=== YOUR GOAL ===
Write each line of the material exactly as given, from the top through the line that contains "with 95% CI) */", and omit all pictures.

=== SOURCE EXCERPT ===
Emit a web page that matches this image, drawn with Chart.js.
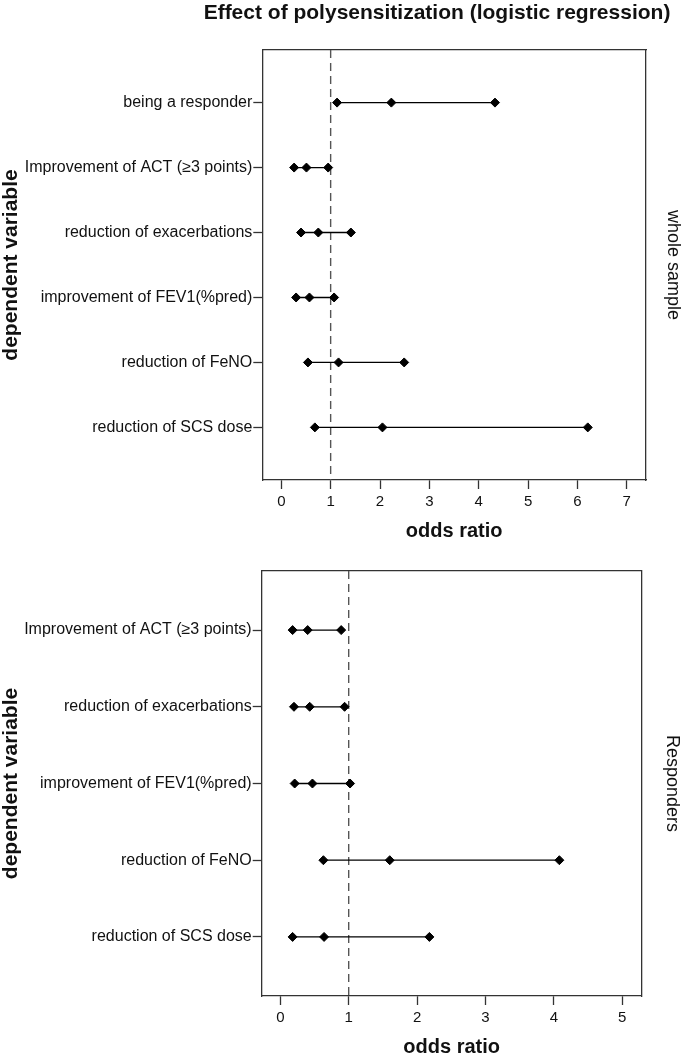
<!DOCTYPE html>
<html>
<head>
<meta charset="utf-8">
<script src="https://cdn.jsdelivr.net/npm/chart.js@4.4.1/dist/chart.umd.min.js"></script>
<style>
  body { margin: 0; background: #fff; overflow: hidden; }
  canvas { display: block; }
</style>
</head>
<body>
<canvas id="wholeChart" width="685" height="550"></canvas>
<canvas id="respChart" width="685" height="506"></canvas>
<script>
/* Effect of polysensitization - forest plots (odds ratio with 95% CI) */

// whole sample
const wholeLabels = [
    'being a responder',
    'Improvement of ACT (\u22653 points)',
    'reduction of exacerbations',
    'improvement of FEV1(%pred)',
    'reduction of FeNO',
    'reduction of SCS dose'
];
const wholeLower = [1.13, 0.26, 0.40, 0.30, 0.54, 0.68];
const wholeOR    = [2.23, 0.51, 0.75, 0.57, 1.16, 2.05];
const wholeUpper = [4.33, 0.95, 1.41, 1.07, 2.49, 6.21];
const wholeTicks = [0, 1, 2, 3, 4, 5, 6, 7];

// responders
const respLabels = [
    'Improvement of ACT (\u22653 points)',
    'reduction of exacerbations',
    'improvement of FEV1(%pred)',
    'reduction of FeNO',
    'reduction of SCS dose'
];
const respLower = [0.18, 0.20, 0.21, 0.63, 0.18];
const respOR    = [0.40, 0.43, 0.47, 1.60, 0.64];
const respUpper = [0.89, 0.94, 1.02, 4.08, 2.18];
const respTicks = [0, 1, 2, 3, 4, 5];

const FONT = "'Liberation Sans', Arial, sans-serif";
const INK = '#111';
const FRAME = '#333';

Chart.defaults.font.family = FONT;
Chart.defaults.color = INK;

// main heading, drawn on the top canvas
const headerPlugin = {
    id: 'header',
    afterDraw(chart, args, opts) {
        if (!opts.text) return;
        const ctx = chart.ctx;
        ctx.save();
        ctx.font = 'bold 21px ' + FONT;
        ctx.fillStyle = INK;
        ctx.textAlign = 'center';
        ctx.textBaseline = 'middle';
        ctx.fillText(opts.text, opts.x, opts.y);
        ctx.restore();
    }
};

/**
 * Draws one forest plot
 * @param {string} canvasId
 * @param {Object} cfg - data and frame geometry
 */
function drawForest(canvasId, cfg) {
    const ctx = document.getElementById(canvasId).getContext('2d');
    const n = cfg.labels.length;
    const yMin = -cfg.yPad;
    const yMax = n - 1 + cfg.yPad;
    const frameBorder = { display: true, color: FRAME, width: 1.3 };

    let datasets = cfg.labels.map((label, i) => ({
        label: label,
        data: [
            { x: cfg.lower[i], y: i },
            { x: cfg.or[i], y: i },
            { x: cfg.upper[i], y: i }
        ],
        showLine: true,
        borderColor: '#000',
        borderWidth: 1.3,
        pointStyle: 'rectRot',
        pointRadius: 4.5,
        pointBackgroundColor: '#000',
        pointBorderColor: '#000',
        pointBorderWidth: 1
    }));

    // reference line at OR = 1
    datasets.push({
        label: 'OR = 1',
        data: [{ x: 1, y: yMin }, { x: 1, y: yMax }],
        showLine: true,
        borderColor: '#555',
        borderWidth: 1.4,
        borderDash: [8, 5],
        pointRadius: 0
    });

    return new Chart(ctx, {
        type: 'scatter',
        data: { datasets },
        plugins: [headerPlugin],
        options: {
            responsive: false,
            animation: false,
            events: [],
            layout: { padding: { top: cfg.padTop, left: 0, right: 0, bottom: 0 } },
            plugins: {
                legend: { display: false },
                tooltip: { enabled: false },
                header: cfg.header || {}
            },
            scales: {
                x: {
                    type: 'linear',
                    min: cfg.xMin,
                    max: cfg.xMax,
                    afterBuildTicks: axis => { axis.ticks = cfg.ticks.map(v => ({ value: v })); },
                    afterFit: axis => { axis.height = cfg.bottomHeight; },
                    border: frameBorder,
                    grid: { drawOnChartArea: false, drawTicks: true, tickLength: 9, tickColor: FRAME, tickWidth: 1.3 },
                    ticks: { color: INK, font: { size: 15 }, padding: 3.5, maxRotation: 0, autoSkip: false },
                    title: {
                        display: true,
                        text: 'odds ratio',
                        color: INK,
                        font: { size: 20, weight: 'bold', lineHeight: cfg.xTitleLine },
                        padding: { top: 0, bottom: cfg.xTitlePad }
                    }
                },
                xTop: {
                    type: 'linear',
                    position: 'top',
                    min: cfg.xMin,
                    max: cfg.xMax,
                    afterFit: axis => { axis.height = 0; },
                    border: frameBorder,
                    grid: { drawOnChartArea: false, drawTicks: false },
                    ticks: { display: false }
                },
                y: {
                    type: 'linear',
                    reverse: true,
                    min: yMin,
                    max: yMax,
                    afterBuildTicks: axis => { axis.ticks = cfg.labels.map((_, i) => ({ value: i })); },
                    afterFit: axis => { axis.width = cfg.leftWidth; },
                    border: frameBorder,
                    grid: { drawOnChartArea: false, drawTicks: true, tickLength: 9, tickColor: FRAME, tickWidth: 1.3 },
                    ticks: {
                        color: INK,
                        font: { size: 16 },
                        padding: 1,
                        autoSkip: false,
                        callback: v => cfg.labels[v]
                    },
                    title: {
                        display: true,
                        text: 'dependent variable',
                        color: INK,
                        font: { size: 21, weight: 'bold', lineHeight: '20px' },
                        padding: { top: 1, bottom: 0 }
                    }
                },
                ySide: {
                    type: 'linear',
                    position: 'right',
                    reverse: true,
                    min: yMin,
                    max: yMax,
                    afterFit: axis => { axis.width = cfg.rightWidth; },
                    border: frameBorder,
                    grid: { drawOnChartArea: false, drawTicks: false },
                    ticks: { display: false },
                    title: {
                        display: true,
                        text: cfg.sideLabel,
                        color: INK,
                        font: { size: 18, lineHeight: '20px' },
                        padding: { top: cfg.sidePad, bottom: 0 }
                    }
                }
            }
        }
    });
}

drawForest('wholeChart', {
    labels: wholeLabels,
    lower: wholeLower,
    or: wholeOR,
    upper: wholeUpper,
    ticks: wholeTicks,
    xMin: -0.385,
    xMax: 7.39,
    yPad: 0.81,
    padTop: 50,
    leftWidth: 262.3,
    rightWidth: 39,
    bottomHeight: 70,
    xTitleLine: '20px',
    xTitlePad: 8.3,
    sideLabel: 'whole sample',
    sidePad: 2,
    header: { text: 'Effect of polysensitization (logistic regression)', x: 437, y: 13 }
});

drawForest('respChart', {
    labels: respLabels,
    lower: respLower,
    or: respOR,
    upper: respUpper,
    ticks: respTicks,
    xMin: -0.272,
    xMax: 5.284,
    yPad: 0.77,
    padTop: 21,
    leftWidth: 261.7,
    rightWidth: 43.3,
    bottomHeight: 60,
    xTitleLine: '18px',
    xTitlePad: 0,
    sideLabel: 'Responders',
    sidePad: 3.3
});
</script>
</body>
</html>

=== WRITTEN SOLUTION ===
Emit a web page that matches this image, drawn with Chart.js.
<!DOCTYPE html>
<html>
<head>
<meta charset="utf-8">
<script src="https://cdn.jsdelivr.net/npm/chart.js@4.4.1/dist/chart.umd.min.js"></script>
<style>
  body { margin: 0; background: #fff; overflow: hidden; }
  canvas { display: block; }
</style>
</head>
<body>
<canvas id="wholeChart" width="685" height="550"></canvas>
<canvas id="respChart" width="685" height="506"></canvas>
<script>
/* Effect of polysensitization - forest plots (odds ratio with 95% CI) */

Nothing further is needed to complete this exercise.